### THE PROBLEM
Images are not part of the copy; transcribe all the data exactly.

────────────────

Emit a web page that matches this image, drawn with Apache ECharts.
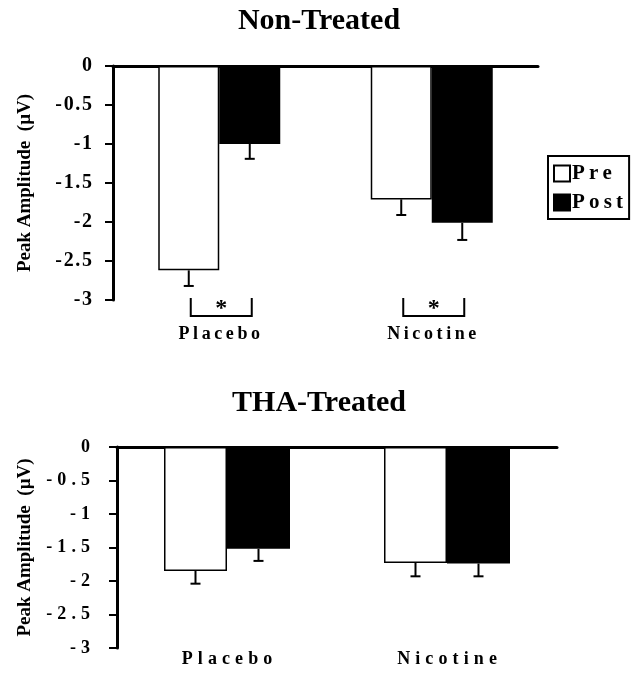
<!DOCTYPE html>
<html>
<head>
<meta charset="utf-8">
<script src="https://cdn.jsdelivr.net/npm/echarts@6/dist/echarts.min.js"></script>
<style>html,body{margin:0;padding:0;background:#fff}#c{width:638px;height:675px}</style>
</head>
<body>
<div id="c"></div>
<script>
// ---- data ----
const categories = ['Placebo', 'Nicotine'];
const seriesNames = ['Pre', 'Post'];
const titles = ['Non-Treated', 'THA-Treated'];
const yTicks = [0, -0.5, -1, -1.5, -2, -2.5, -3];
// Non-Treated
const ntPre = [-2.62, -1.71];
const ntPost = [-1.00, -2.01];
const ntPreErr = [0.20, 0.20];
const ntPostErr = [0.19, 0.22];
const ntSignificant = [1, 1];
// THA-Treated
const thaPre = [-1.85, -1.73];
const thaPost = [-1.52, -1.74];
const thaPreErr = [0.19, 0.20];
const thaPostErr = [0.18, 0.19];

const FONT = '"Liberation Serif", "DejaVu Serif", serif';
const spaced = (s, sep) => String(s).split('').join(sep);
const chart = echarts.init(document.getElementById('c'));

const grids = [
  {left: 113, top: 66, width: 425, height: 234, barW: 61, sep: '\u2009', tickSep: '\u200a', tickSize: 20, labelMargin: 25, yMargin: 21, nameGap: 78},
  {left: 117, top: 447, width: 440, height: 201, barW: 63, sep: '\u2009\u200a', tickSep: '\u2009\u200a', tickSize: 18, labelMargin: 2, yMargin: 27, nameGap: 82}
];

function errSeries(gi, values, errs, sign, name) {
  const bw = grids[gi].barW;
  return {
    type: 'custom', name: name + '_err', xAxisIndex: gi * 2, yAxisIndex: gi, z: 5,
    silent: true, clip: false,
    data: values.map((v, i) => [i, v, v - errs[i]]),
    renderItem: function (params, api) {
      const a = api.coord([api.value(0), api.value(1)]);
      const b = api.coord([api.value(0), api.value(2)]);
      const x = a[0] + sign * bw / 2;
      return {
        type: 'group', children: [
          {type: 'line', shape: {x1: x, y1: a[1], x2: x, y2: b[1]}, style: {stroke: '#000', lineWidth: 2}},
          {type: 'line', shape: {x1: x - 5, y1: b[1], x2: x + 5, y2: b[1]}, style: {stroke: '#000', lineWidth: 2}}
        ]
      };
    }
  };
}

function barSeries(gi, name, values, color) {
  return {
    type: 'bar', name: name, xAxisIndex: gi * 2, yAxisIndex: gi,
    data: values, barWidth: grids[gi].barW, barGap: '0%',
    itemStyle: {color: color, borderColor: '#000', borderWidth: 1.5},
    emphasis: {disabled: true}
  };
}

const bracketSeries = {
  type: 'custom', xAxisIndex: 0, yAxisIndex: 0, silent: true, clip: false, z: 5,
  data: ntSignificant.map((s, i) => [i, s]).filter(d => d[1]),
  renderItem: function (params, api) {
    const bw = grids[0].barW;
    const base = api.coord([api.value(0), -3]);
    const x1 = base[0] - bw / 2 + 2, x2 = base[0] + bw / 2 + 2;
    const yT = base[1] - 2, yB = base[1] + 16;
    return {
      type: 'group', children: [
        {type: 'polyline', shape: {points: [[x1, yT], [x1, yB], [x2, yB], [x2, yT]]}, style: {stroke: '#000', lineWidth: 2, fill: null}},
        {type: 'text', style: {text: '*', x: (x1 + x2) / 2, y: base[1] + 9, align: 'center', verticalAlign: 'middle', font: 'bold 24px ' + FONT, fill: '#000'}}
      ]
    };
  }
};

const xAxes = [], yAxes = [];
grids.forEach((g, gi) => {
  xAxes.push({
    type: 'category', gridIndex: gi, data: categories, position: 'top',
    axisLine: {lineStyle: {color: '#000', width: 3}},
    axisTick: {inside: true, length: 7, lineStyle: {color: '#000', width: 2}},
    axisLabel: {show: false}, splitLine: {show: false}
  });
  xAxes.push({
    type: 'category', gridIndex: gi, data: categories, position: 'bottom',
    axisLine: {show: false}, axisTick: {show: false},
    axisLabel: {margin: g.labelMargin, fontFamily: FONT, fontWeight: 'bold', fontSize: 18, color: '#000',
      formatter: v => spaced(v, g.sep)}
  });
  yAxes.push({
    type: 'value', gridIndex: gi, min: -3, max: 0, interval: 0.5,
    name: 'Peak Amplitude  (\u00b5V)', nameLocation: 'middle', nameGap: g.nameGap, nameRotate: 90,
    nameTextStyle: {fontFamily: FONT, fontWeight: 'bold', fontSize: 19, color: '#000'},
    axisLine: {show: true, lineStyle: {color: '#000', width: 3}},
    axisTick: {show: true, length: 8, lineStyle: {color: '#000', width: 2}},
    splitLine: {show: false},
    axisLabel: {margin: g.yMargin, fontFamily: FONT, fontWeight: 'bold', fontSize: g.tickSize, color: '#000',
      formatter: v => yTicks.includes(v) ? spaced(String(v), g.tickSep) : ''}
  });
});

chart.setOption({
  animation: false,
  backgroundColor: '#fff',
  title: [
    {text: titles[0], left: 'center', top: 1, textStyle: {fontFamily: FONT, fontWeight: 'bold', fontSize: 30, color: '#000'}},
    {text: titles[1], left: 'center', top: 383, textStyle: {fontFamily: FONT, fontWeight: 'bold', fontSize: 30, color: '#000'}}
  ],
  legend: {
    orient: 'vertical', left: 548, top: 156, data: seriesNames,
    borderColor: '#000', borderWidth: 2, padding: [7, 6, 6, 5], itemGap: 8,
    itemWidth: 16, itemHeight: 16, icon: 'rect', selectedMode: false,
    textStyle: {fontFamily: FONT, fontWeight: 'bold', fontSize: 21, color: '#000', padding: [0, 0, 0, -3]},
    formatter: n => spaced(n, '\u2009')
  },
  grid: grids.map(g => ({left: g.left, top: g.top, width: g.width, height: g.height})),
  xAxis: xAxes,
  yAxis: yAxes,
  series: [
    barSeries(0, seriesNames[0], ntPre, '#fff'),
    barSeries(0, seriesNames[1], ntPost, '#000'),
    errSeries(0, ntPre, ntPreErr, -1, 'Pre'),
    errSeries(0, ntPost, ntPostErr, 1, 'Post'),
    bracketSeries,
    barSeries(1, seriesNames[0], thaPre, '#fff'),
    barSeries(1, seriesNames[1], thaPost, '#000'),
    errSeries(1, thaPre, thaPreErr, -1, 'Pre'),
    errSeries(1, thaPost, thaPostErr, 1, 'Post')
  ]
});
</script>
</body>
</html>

────────────────

### WRITTEN RESPONSE
Emit a web page that matches this image, drawn with Apache ECharts.
<!DOCTYPE html>
<html>
<head>
<meta charset="utf-8">
<script src="https://cdn.jsdelivr.net/npm/echarts@6/dist/echarts.min.js"></script>
<style>html,body{margin:0;padding:0;background:#fff}#c{width:638px;height:675px}</style>
</head>
<body>
<div id="c"></div>
<script>
// ---- data ----
const categories = ['Placebo', 'Nicotine'];
const seriesNames = ['Pre', 'Post'];
const titles = ['Non-Treated', 'THA-Treated'];
const yTicks = [0, -0.5, -1, -1.5, -2, -2.5, -3];
// Non-Treated
const ntPre = [-2.62, -1.71];
const ntPost = [-1.00, -2.01];
const ntPreErr = [0.20, 0.20];
const ntPostErr = [0.19, 0.22];
const ntSignificant = [1, 1];
// THA-Treated
const thaPre = [-1.85, -1.73];
const thaPost = [-1.52, -1.74];
const thaPreErr = [0.19, 0.20];
const thaPostErr = [0.18, 0.19];

const FONT = '"Liberation Serif", "DejaVu Serif", serif';
const spaced = (s, sep) => String(s).split('').join(sep);
const chart = echarts.init(document.getElementById('c'));

const grids = [
  {left: 113, top: 66, width: 425, height: 234, barW: 61, sep: '\u2009', tickSep: '\u200a', tickSize: 20, labelMargin: 25, yMargin: 21, nameGap: 78},
  {left: 117, top: 447, width: 440, height: 201, barW: 63, sep: '\u2009\u200a', tickSep: '\u2009\u200a', tickSize: 18, labelMargin: 2, yMargin: 27, nameGap: 82}
];

function errSeries(gi, values, errs, sign, name) {
  const bw = grids[gi].barW;
  return {
    type: 'custom', name: name + '_err', xAxisIndex: gi * 2, yAxisIndex: gi, z: 5,
    silent: true, clip: false,
    data: values.map((v, i) => [i, v, v - errs[i]]),
    renderItem: function (params, api) {
      const a = api.coord([api.value(0), api.value(1)]);
      const b = api.coord([api.value(0), api.value(2)]);
      const x = a[0] + sign * bw / 2;
      return {
        type: 'group', children: [
          {type: 'line', shape: {x1: x, y1: a[1], x2: x, y2: b[1]}, style: {stroke: '#000', lineWidth: 2}},
          {type: 'line', shape: {x1: x - 5, y1: b[1], x2: x + 5, y2: b[1]}, style: {stroke: '#000', lineWidth: 2}}
        ]
      };
    }
  };
}

function barSeries(gi, name, values, color) {
  return {
    type: 'bar', name: name, xAxisIndex: gi * 2, yAxisIndex: gi,
    data: values, barWidth: grids[gi].barW, barGap: '0%',
    itemStyle: {color: color, borderColor: '#000', borderWidth: 1.5},
    emphasis: {disabled: true}
  };
}

const bracketSeries = {
  type: 'custom', xAxisIndex: 0, yAxisIndex: 0, silent: true, clip: false, z: 5,
  data: ntSignificant.map((s, i) => [i, s]).filter(d => d[1]),
  renderItem: function (params, api) {
    const bw = grids[0].barW;
    const base = api.coord([api.value(0), -3]);
    const x1 = base[0] - bw / 2 + 2, x2 = base[0] + bw / 2 + 2;
    const yT = base[1] - 2, yB = base[1] + 16;
    return {
      type: 'group', children: [
        {type: 'polyline', shape: {points: [[x1, yT], [x1, yB], [x2, yB], [x2, yT]]}, style: {stroke: '#000', lineWidth: 2, fill: null}},
        {type: 'text', style: {text: '*', x: (x1 + x2) / 2, y: base[1] + 9, align: 'center', verticalAlign: 'middle', font: 'bold 24px ' + FONT, fill: '#000'}}
      ]
    };
  }
};

const xAxes = [], yAxes = [];
grids.forEach((g, gi) => {
  xAxes.push({
    type: 'category', gridIndex: gi, data: categories, position: 'top',
    axisLine: {lineStyle: {color: '#000', width: 3}},
    axisTick: {inside: true, length: 7, lineStyle: {color: '#000', width: 2}},
    axisLabel: {show: false}, splitLine: {show: false}
  });
  xAxes.push({
    type: 'category', gridIndex: gi, data: categories, position: 'bottom',
    axisLine: {show: false}, axisTick: {show: false},
    axisLabel: {margin: g.labelMargin, fontFamily: FONT, fontWeight: 'bold', fontSize: 18, color: '#000',
      formatter: v => spaced(v, g.sep)}
  });
  yAxes.push({
    type: 'value', gridIndex: gi, min: -3, max: 0, interval: 0.5,
    name: 'Peak Amplitude  (\u00b5V)', nameLocation: 'middle', nameGap: g.nameGap, nameRotate: 90,
    nameTextStyle: {fontFamily: FONT, fontWeight: 'bold', fontSize: 19, color: '#000'},
    axisLine: {show: true, lineStyle: {color: '#000', width: 3}},
    axisTick: {show: true, length: 8, lineStyle: {color: '#000', width: 2}},
    splitLine: {show: false},
    axisLabel: {margin: g.yMargin, fontFamily: FONT, fontWeight: 'bold', fontSize: g.tickSize, color: '#000',
      formatter: v => yTicks.includes(v) ? spaced(String(v), g.tickSep) : ''}
  });
});

chart.setOption({
  animation: false,
  backgroundColor: '#fff',
  title: [
    {text: titles[0], left: 'center', top: 1, textStyle: {fontFamily: FONT, fontWeight: 'bold', fontSize: 30, color: '#000'}},
    {text: titles[1], left: 'center', top: 383, textStyle: {fontFamily: FONT, fontWeight: 'bold', fontSize: 30, color: '#000'}}
  ],
  legend: {
    orient: 'vertical', left: 548, top: 156, data: seriesNames,
    borderColor: '#000', borderWidth: 2, padding: [7, 6, 6, 5], itemGap: 8,
    itemWidth: 16, itemHeight: 16, icon: 'rect', selectedMode: false,
    textStyle: {fontFamily: FONT, fontWeight: 'bold', fontSize: 21, color: '#000', padding: [0, 0, 0, -3]},
    formatter: n => spaced(n, '\u2009')
  },
  grid: grids.map(g => ({left: g.left, top: g.top, width: g.width, height: g.height})),
  xAxis: xAxes,
  yAxis: yAxes,
  series: [
    barSeries(0, seriesNames[0], ntPre, '#fff'),
    barSeries(0, seriesNames[1], ntPost, '#000'),
    errSeries(0, ntPre, ntPreErr, -1, 'Pre'),
    errSeries(0, ntPost, ntPostErr, 1, 'Post'),
    bracketSeries,
    barSeries(1, seriesNames[0], thaPre, '#fff'),
    barSeries(1, seriesNames[1], thaPost, '#000'),
    errSeries(1, thaPre, thaPreErr, -1, 'Pre'),
    errSeries(1, thaPost, thaPostErr, 1, 'Post')
  ]
});
</script>
</body>
</html>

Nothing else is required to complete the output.